Na autostradzie A1 w okolicach Piotrkowa Trybunalskiego doszło do wypadku busa. Mercedes przebił bariery i wypadł z drogi, samochodem podróżowało trzech mężczyzn, żołnierzy wojsk specjalnych. Dwóch z nich odniosło obrażenia i zostali przetransportowani do szpitala. Na miejscu cały czas prowadzone są policyjne czynności.
Do wypadku doszło w piątkowe przedpołudnie. Było około 11.00, kiedy bus marki Mercedes na 365 kilometrze A1, na wysokości Wronikowa wypadł z autostrady i przewrócił się na bok poza trasą.
- Kierujący busem, jadąc w kierunku Warszawy zjechał z drogi i uderzył w bariery energochłonne.

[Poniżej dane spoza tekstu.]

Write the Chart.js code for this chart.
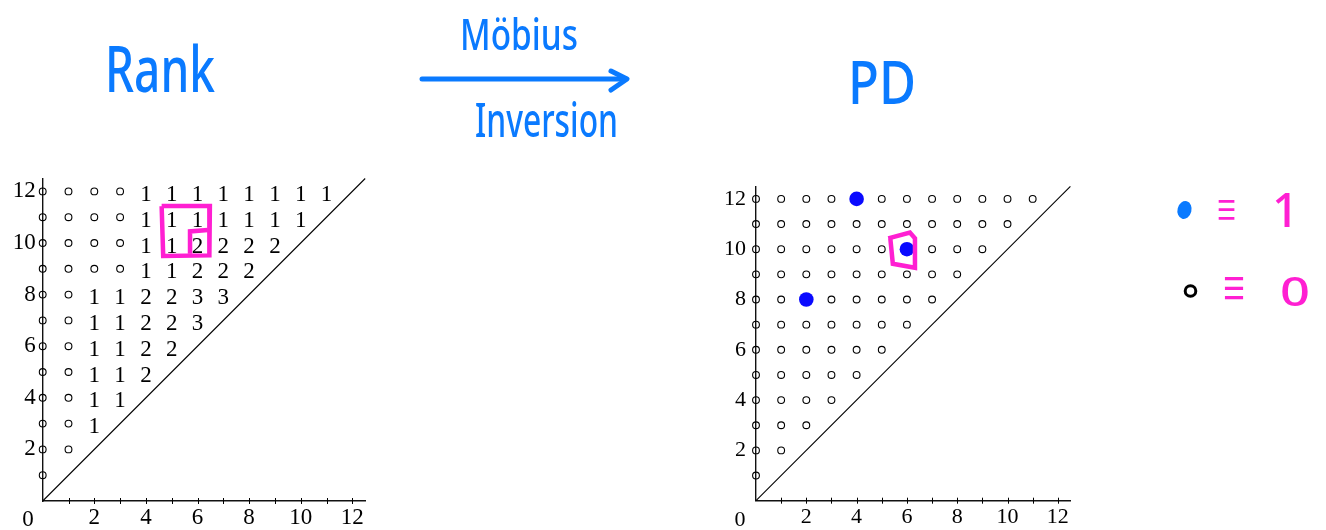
<!DOCTYPE html>
<html><head><meta charset="utf-8">
<script src="https://cdn.jsdelivr.net/npm/chart.js@4.4.1/dist/chart.umd.min.js"></script>
<style>
html,body{margin:0;padding:0;background:#fff;width:1326px;height:530px;overflow:hidden;}
body{position:relative;}
canvas{position:absolute;}
#ink{position:absolute;left:0;top:0;pointer-events:none;}
</style></head><body>
<canvas id="rank" width="380" height="360" style="left:0px;top:170px"></canvas>
<canvas id="pd" width="400" height="360" style="left:700px;top:170px"></canvas>
<svg id="ink" width="1326" height="530" xmlns="http://www.w3.org/2000/svg">
  <g fill="#0a7aff" font-family="Noto Sans" font-weight="500">
    <text x="105" y="92" font-size="64" textLength="110" lengthAdjust="spacingAndGlyphs">Rank</text>
    <text x="460" y="50" font-size="44" textLength="118" lengthAdjust="spacingAndGlyphs">Möbius</text>
    <text x="475" y="137" font-size="48" textLength="143" lengthAdjust="spacingAndGlyphs">Inversion</text>
    <text x="848" y="104" font-size="60" textLength="68" lengthAdjust="spacingAndGlyphs">PD</text>
  </g>
  <g stroke="#0a7aff" stroke-width="5" stroke-linecap="round" stroke-linejoin="round" fill="none">
    <line x1="422" y1="79" x2="626" y2="79"/>
    <polyline points="611,71 627,79 611,90"/>
  </g>
  <ellipse cx="1184.5" cy="210" rx="7" ry="9" transform="rotate(15 1184.5 210)" fill="#0a7aff"/>
  <circle cx="1190.5" cy="291" r="5.3" fill="none" stroke="#000" stroke-width="3"/>
  <g fill="#ff1fd2" font-family="Noto Sans" font-weight="500">
    <text x="1217" y="229" font-size="58" textLength="19" lengthAdjust="spacingAndGlyphs">≡</text>
    <text x="1223" y="310" font-size="66" textLength="22" lengthAdjust="spacingAndGlyphs">≡</text>
    <text x="1272" y="227" font-size="47">1</text>
    <text x="1280" y="306" font-size="40" textLength="30" lengthAdjust="spacingAndGlyphs">0</text>
  </g>
</svg>
<script>
// ---------------- data ----------------
const axisMax = 12.5;
const labelTicks = [2, 4, 6, 8, 10, 12];
const minorTicks = [1, 2, 3, 4, 5, 6, 7, 8, 9, 10, 11, 12];
const diagonal = [0, 12.5];

// Rank invariant, row y (death), columns x = 0 .. y-1 (birth); 0 drawn as a small circle
const rankY1  = [0];
const rankY2  = [0, 0];
const rankY3  = [0, 0, 1];
const rankY4  = [0, 0, 1, 1];
const rankY5  = [0, 0, 1, 1, 2];
const rankY6  = [0, 0, 1, 1, 2, 2];
const rankY7  = [0, 0, 1, 1, 2, 2, 3];
const rankY8  = [0, 0, 1, 1, 2, 2, 3, 3];
const rankY9  = [0, 0, 0, 0, 1, 1, 2, 2, 2];
const rankY10 = [0, 0, 0, 0, 1, 1, 2, 2, 2, 2];
const rankY11 = [0, 0, 0, 0, 1, 1, 1, 1, 1, 1, 1];
const rankY12 = [0, 0, 0, 0, 1, 1, 1, 1, 1, 1, 1, 1];

// Persistence diagram (Möbius inversion), same grid; 1 = filled dot, 0 = circle
const pdY1  = [0];
const pdY2  = [0, 0];
const pdY3  = [0, 0, 0];
const pdY4  = [0, 0, 0, 0];
const pdY5  = [0, 0, 0, 0, 0];
const pdY6  = [0, 0, 0, 0, 0, 0];
const pdY7  = [0, 0, 0, 0, 0, 0, 0];
const pdY8  = [0, 0, 1, 0, 0, 0, 0, 0];
const pdY9  = [0, 0, 0, 0, 0, 0, 0, 0, 0];
const pdY10 = [0, 0, 0, 0, 0, 0, 1, 0, 0, 0];
const pdY11 = [0, 0, 0, 0, 0, 0, 0, 0, 0, 0, 0];
const pdY12 = [0, 0, 0, 0, 1, 0, 0, 0, 0, 0, 0, 0];

// hand-drawn pink highlight paths (data units)
const rankBox   = [[4.61, 11.43], [6.48, 11.43], [6.46, 9.52], [4.67, 9.5], [4.61, 11.43]];
const rankInner = [[5.71, 9.58], [5.71, 10.45], [6.4, 10.5]];
const pdBox     = [[5.26, 10.43], [6.12, 10.66], [6.32, 10.43], [6.32, 9.26], [5.44, 9.42], [5.34, 10.43]];

const rankRows = [rankY1, rankY2, rankY3, rankY4, rankY5, rankY6, rankY7, rankY8, rankY9, rankY10, rankY11, rankY12];
const pdRows = [pdY1, pdY2, pdY3, pdY4, pdY5, pdY6, pdY7, pdY8, pdY9, pdY10, pdY11, pdY12];

// ---------------- helpers ----------------
const PINK = '#ff1fd2';
function cells(rows) {
  const out = [];
  rows.forEach((row, i) => row.forEach((v, x) => out.push({x: x, y: i + 1, v: v})));
  return out;
}
const toPts = arr => arr.map(p => ({x: p[0], y: p[1]}));
const diagPts = diagonal.map(v => ({x: v, y: v}));

const numberText = {
  id: 'numberText',
  afterDatasetDraw(chart, args) {
    const ds = chart.data.datasets[args.index];
    if (!ds.textFont) return;
    const ctx = chart.ctx;
    ctx.save();
    ctx.font = ds.textFont;
    ctx.fillStyle = '#000';
    ctx.textAlign = 'center';
    ctx.textBaseline = 'alphabetic';
    args.meta.data.forEach((el, j) => ctx.fillText(String(ds.data[j].v), el.x, el.y + 9.5));
    ctx.restore();
  }
};
const axisDecor = {
  id: 'axisDecor',
  beforeDatasetsDraw(chart, args, opts) {
    const {ctx, scales: {x, y}} = chart;
    const y0 = y.getPixelForValue(0);
    ctx.save();
    ctx.strokeStyle = '#000';
    ctx.lineWidth = 1;
    minorTicks.forEach(v => {
      const px = Math.round(x.getPixelForValue(v)) + 0.5;
      ctx.beginPath(); ctx.moveTo(px, y0 - 3); ctx.lineTo(px, y0 + 3); ctx.stroke();
    });
    ctx.fillStyle = '#000';
    ctx.font = opts.font;
    ctx.textAlign = 'center';
    ctx.textBaseline = 'alphabetic';
    ctx.fillText('0', x.getPixelForValue(0) + opts.dx, y0 + opts.dy);
    ctx.restore();
  }
};

function scaleCfg(size, pad, fitKey, fitVal) {
  return {
    type: 'linear', min: 0, max: axisMax,
    ticks: {
      stepSize: 1, includeBounds: false, autoSkip: false, maxRotation: 0, minRotation: 0,
      color: '#000', padding: pad,
      font: {family: 'Liberation Serif', size: size},
      callback: v => labelTicks.includes(v) ? String(v) : ''
    },
    grid: {display: false, drawTicks: false, tickLength: 0},
    border: {display: true, color: '#111', width: 1.4},
    afterFit(s) {
      s[fitKey] = fitVal;
      s.paddingTop = 0; s.paddingBottom = 0; s.paddingLeft = 0; s.paddingRight = 0;
    }
  };
}

function makeChart(id, datasets, geo) {
  return new Chart(document.getElementById(id), {
    type: 'scatter',
    data: {datasets: datasets},
    options: {
      responsive: false, animation: false, devicePixelRatio: 1,
      events: [],
      layout: {padding: {left: 0, top: geo.top, right: geo.right, bottom: 0}},
      scales: {
        x: scaleCfg(geo.font, geo.xpad, 'height', geo.xh),
        y: scaleCfg(geo.font, geo.ypad, 'width', geo.yw)
      },
      plugins: {
        legend: {display: false}, tooltip: {enabled: false},
        axisDecor: {font: geo.font + 'px "Liberation Serif"', dx: geo.zx, dy: 25}
      }
    },
    plugins: [numberText, axisDecor]
  });
}

const lineDs = (pts, color, w) => ({
  data: pts, showLine: true, borderColor: color, borderWidth: w, pointRadius: 0,
  backgroundColor: color, clip: false, tension: 0
});
const circleDs = pts => ({
  data: pts, pointStyle: 'circle', pointRadius: 3.4, borderWidth: 1.1,
  borderColor: '#000', backgroundColor: 'rgba(0,0,0,0)', clip: false
});

// ---------------- Rank chart ----------------
const rankCells = cells(rankRows);
makeChart('rank', [
  lineDs(toPts(rankBox), PINK, 4.5),
  lineDs(toPts(rankInner), PINK, 4.5),
  {data: rankCells.filter(c => c.v > 0), pointRadius: 0, textFont: '23px "Liberation Serif"'},
  circleDs(rankCells.filter(c => c.v === 0)),
  lineDs(diagPts, '#000', 1.1)
], {top: 8.5, right: 14.8, xh: 29, yw: 42.7, font: 23, xpad: 3, ypad: 7, zx: -14.7});

// ---------------- PD chart ----------------
const pdCells = cells(pdRows);
makeChart('pd', [
  lineDs(toPts(pdBox), PINK, 4.5),
  {data: pdCells.filter(c => c.v > 0), pointStyle: 'circle', pointRadius: 7.3, borderWidth: 0,
   backgroundColor: '#0a0aff', borderColor: '#0a0aff', clip: false},
  circleDs(pdCells.filter(c => c.v === 0)),
  lineDs(diagPts, '#000', 1.1)
], {top: 16.3, right: 29.6, xh: 29.3, yw: 56, font: 22, xpad: 3, ypad: 10, zx: -16});
</script>
</body></html>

Na chwilę obecną cały czas na miejscu trwają czynności patrolu ruchu drogowego, który ustala dokładne okoliczności zdarzenia. Prawdopodobną przyczyną był wystrzał opony. Trzy osoby zostały ranne, dwie z nich trafiły do szpitala - przekazał nam st. sierż. Remigiusz Pacyna z KMP Piotrków Trybunalski.
Policjant dodaje, że kierujący pojazdem był trzeźwy. Jak podaje RMF FM stan jednego z hospitalizowanych żołnierzy jest poważny.
- W tej chwili jest hospitalizowany. Jeśli chodzi o kwestie szczegółowego stanu zdrowia, pozostawię to lekarzom. Mam nadzieję, że jak najszybciej powróci do pełnego stanu zdrowia - powiedział na antenie RMF FM Mariusz Łapeta z Dowództwa Komponentu Wojsk Specjalnych.
Nieoficjalnie wiemy, że poszkodowany żołnierz z urazem głowy trafił do bełchatowskiego szpitala.
Do akcji na autostradzie zadysponowano dwa zastępyJRG Piotrków Trybunalski oraz dwa OSP KSRG (Parzniewice, Niechcice), dwa Zespoły Ratownictwa Medycznego oraz służbę drogową.